History

United States
- Name: USS Torry
- Namesake: Torry, an island off Lake Okeechobee
- Builder: Ingalls Shipbuilding Corporation, Decatur, Alabama
- Laid down: 1944
- Launched: 1944
- Completed: 1944
- Acquired: 22 February 1947
- Commissioned: 5 July 1947
- In service: 1944
- Reclassified: AKL-11, 31 March 1949
- Stricken: 29 January 1952
- Fate: transferred to Department of the Interior, 29 January 1952

General characteristics
- Class & type: Camano-class cargo ship
- Type: Light Cargo Ship
- Tonnage: 620 GRT
- Displacement: 414 tons(lt); 940 tons(fl);
- Length: 177 ft
- Beam: 32 ft
- Draft: 10 ft
- Propulsion: Two 500 hp GM Cleveland Division 6-278A 6-cyl V6 diesel engines, twin screws
- Speed: 12 knots
- Complement: 26 officers and enlisted

= USS Torry =

Cargo ship of the United States Navy

USS Torry (AKL-11) was a Camano-class cargo ship of the United States Navy. During World War II, she previously served as the United States Army Transport FS-394. After being acquired by the United States Navy, the ship was commissioned as USS Torry (AG-140), but was later reclassified as a light cargo ship. On 29 January 1952, she was transferred to the Department of the Interior and was sold to Socony-Mobil in 1961. The ship was successively sold to several companies before becoming a fishing vessel and was scuttled in 2015 off the coast of Delaware as an artificial reef.

== Service history ==
FS-394, a Design 381 coastal freighter of the United States Army, was built during 1944 by Ingalls Shipbuilding and commissioned on 14 December in the same year. She was manned by United States Coast Guard personnel and her first commander was Lieutenant H.J. Whitmore, a Coast Guard reservist. FS-394 operated in the Asiatic-Pacific Theater. On 22 February 1947, she was acquired by the United States Navy at Subic Bay. The ship was named Torry and designated AG-140 on 3 April 1947. Torry was commissioned at Guam on 5 July 1947. After August, she operated in the Mariana Islands and the Caroline Islands, performing logistic duties. On 31 March 1949, she was reclassified as AKL-11.

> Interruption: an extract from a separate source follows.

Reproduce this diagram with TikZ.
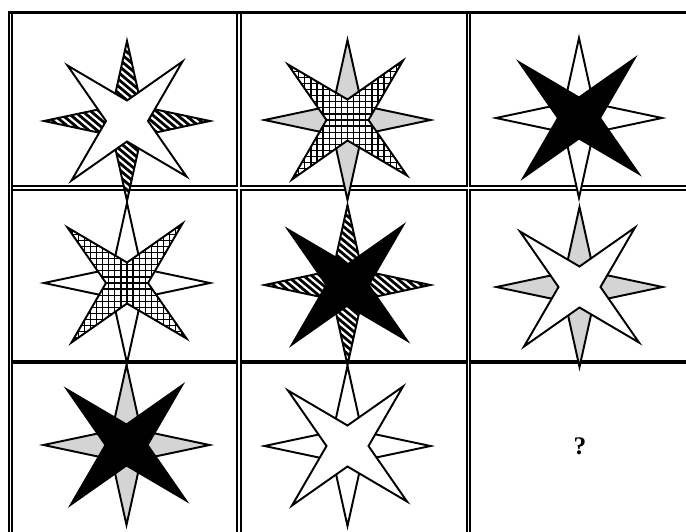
\documentclass[tikz,border=0pt]{standalone}
\usepackage{fontspec}
\setmainfont{Liberation Serif}
\definecolor{fillgraycol}{RGB}{212,212,212}
\tikzset{
  outline/.style={draw=black, line width=1.45pt, line join=miter},
  hatchline/.style={line width=2.1pt, black},
  gridline/.style={line width=1pt, black},
  rule/.style={draw=black, line cap=butt},
  gap/.style={draw=white, line cap=butt},
}
\def\PlusPath{(0,-80) -- (14.5,-14.5) -- (83,0) -- (14.5,14.5) -- (0,80) -- (-14.5,14.5) -- (-83,0) -- (-14.5,-14.5) -- cycle}
\def\XPath{(-59.5,-55.5) -- (0,-20.5) -- (55.5,-59.5) -- (21,0) -- (59.5,55.5) -- (0,20.5) -- (-55.5,59.5) -- (-21,0) -- cycle}
\newcommand\stfillwhite[1]{\fill[white] #1;}
\newcommand\stfillblack[1]{\fill[black] #1;}
\newcommand\stfillgray[1]{\fill[fillgraycol] #1;}
\newcommand\stfillhatch[1]{\begin{scope}\clip #1;\fill[white] (-100,-100) rectangle (100,100);\foreach \k in {-25,...,25}{\draw[hatchline] (\k*8.2-100,-84) -- ++(200,168);}\end{scope}}
\newcommand\stfillgrid[1]{\begin{scope}\clip #1;\fill[white] (-100,-100) rectangle (100,100);\foreach \k in {-16,...,16}{\draw[gridline] (\k*6.1,-95) -- (\k*6.1,95);\draw[gridline] (-95,\k*6.1) -- (95,\k*6.1);}\end{scope}}
\newcommand\stshape[2]{\csname stfill#1\endcsname{#2}\draw[outline] #2;}
\newcommand\octastar[3]{\begin{scope}[shift={(#1)}]\stshape{#2}{\PlusPath}\stshape{#3}{\XPath}\end{scope}}
\begin{document}
\begin{tikzpicture}[x=0.75pt,y=-0.75pt]
\useasboundingbox (0,0) rectangle (686,532);
\fill[white] (0,0) rectangle (686,532);
% black rules
\draw[rule, line width=2.5pt] (8,12.7) -- (686,12.7);
\draw[rule, line width=1.7pt] (9.15,11) -- (9.15,532);
\draw[rule, line width=1.05pt] (12,11) -- (12,532);
\draw[rule, line width=1.7pt] (237.15,14) -- (237.15,532);
\draw[rule, line width=1.5pt] (241,14) -- (241,532);
\draw[rule, line width=1.5pt] (467,14) -- (467,532);
\draw[rule, line width=1.5pt] (470,14) -- (470,532);
\draw[rule, line width=1.7pt] (8,186.15) -- (686,186.15);
\draw[rule, line width=1.3pt] (8,189.85) -- (686,189.85);
\draw[rule, line width=3pt] (8,362) -- (686,362);
% white gaps
\draw[gap, line width=1.25pt] (239.15,14.3) -- (239.15,532);
\draw[gap, line width=0.9pt] (468.5,14.3) -- (468.5,532);
\draw[gap, line width=1.25pt] (12.7,188.1) -- (686,188.1);
\draw[gap, line width=0.75pt] (10.8,14.3) -- (10.8,532);
% stars
\octastar{127,121}{hatch}{white}
\octastar{347.5,120}{gray}{grid}
\octastar{579,118}{white}{black}
\octastar{127,283}{white}{grid}
\octastar{347.5,285}{hatch}{black}
\octastar{579.5,287}{gray}{white}
\octastar{126.5,445}{gray}{black}
\octastar{347.5,446}{white}{white}
\node[font=\bfseries\fontsize{19}{19}\selectfont] (q) at (580,446) {?};
\end{tikzpicture}
\end{document}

On 24 July 1951, she was loaned to the Department of the Interior at Guam. The transfer was made permanent and Torry was struck on 29 January 1952. Serving with the Department of the Interior, she provided transport in the Trust Territory of the Pacific Islands. In 1961, she was sold to Socony-Mobil and transferred to American MARC in 1963. She was finally transferred to the Western Offshore Drilling and Exploration Company in 1965. At an unknown date, the ship was sold to Omega Protein and was gutted for use as a menhaden fishing vessel. While a fishing vessel, she was renamed Shearwater. The vessel was sold to the state of Delaware for used as an artificial reef and in 2015 was scuttled off the state's coast by Delaware Department of Natural Resources contractors Coleen Marine. **

  - This is wrong. Shearwater was FS-411 / AG-177.